Databricks is a unified data analytics platform that allows organizations to process large amounts of data and extract insights from it. It is a cloud-based platform that combines features such as data engineering, machine learning, and data science. Databricks provides a collaborative environment for teams to work on big data projects, allowing for faster iteration and collaboration.
Databricks pricing is based on a consumption model, where users are charged based on the amount of processing power used. This is measured using Databricks Units (DBUs), which represent the processing power required to run specific tasks in the Databricks environment.
The pricing model is designed to be flexible, allowing users to choose the level of resources they need based on their specific use case.
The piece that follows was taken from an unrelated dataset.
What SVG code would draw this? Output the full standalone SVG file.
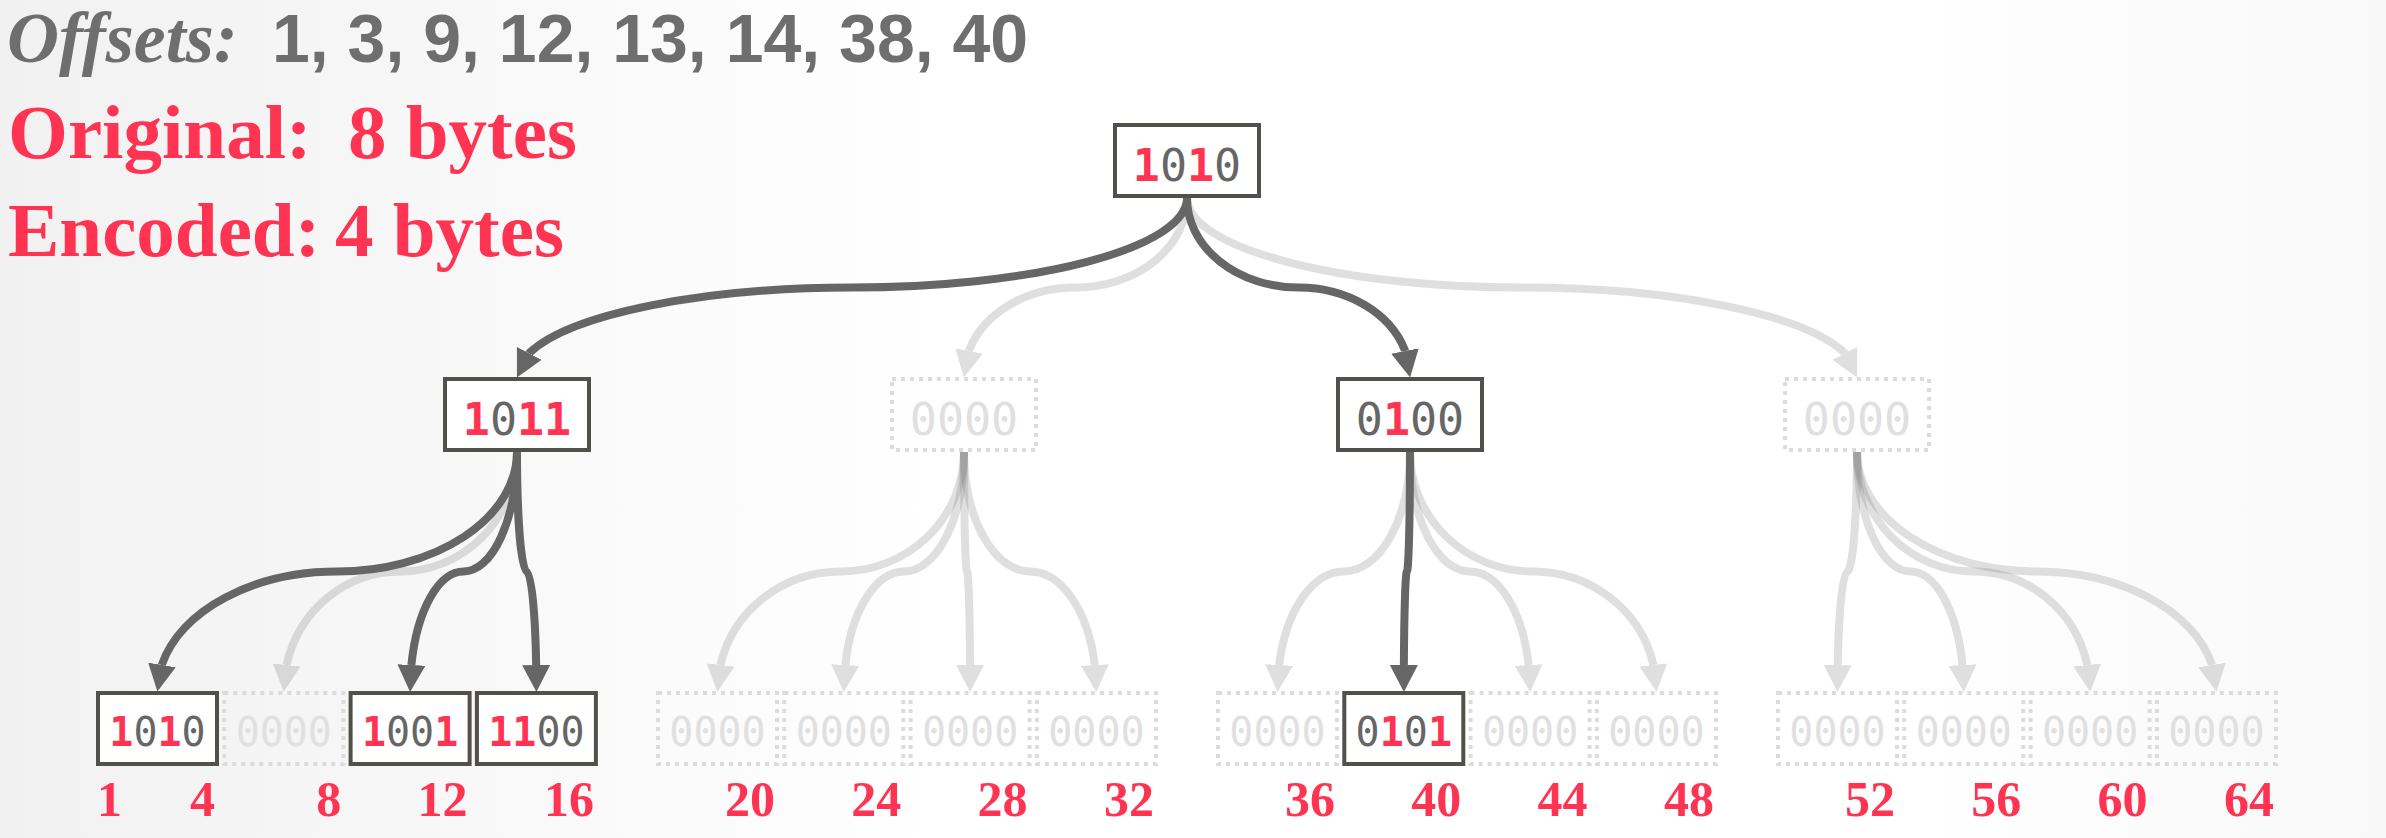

Users can also scale resources up or down based on their requirements, and they only pay for the resources they use.
The amount of DBUs consumed depends on several factors, including the type of workload being performed, the size of the dataset, the complexity of the queries, and the number of users accessing the platform.
For example, running a complex machine learning model on a large dataset will require more DBUs than running a simple query on a smaller dataset. Similarly, if multiple users are accessing the platform simultaneously, this can also increase the amount of DBUs consumed.
The price of a given DBU is determined based on the level of resources required to run a specific task in the Databricks environment. This is calculated based on the type of workload being performed and the resources required to complete the task.
Databricks offers different pricing tiers based on the number of resources required, with higher tiers offering more resources at a higher cost. Users can choose the pricing tier that best meets their needs, and they only pay for the resources they use.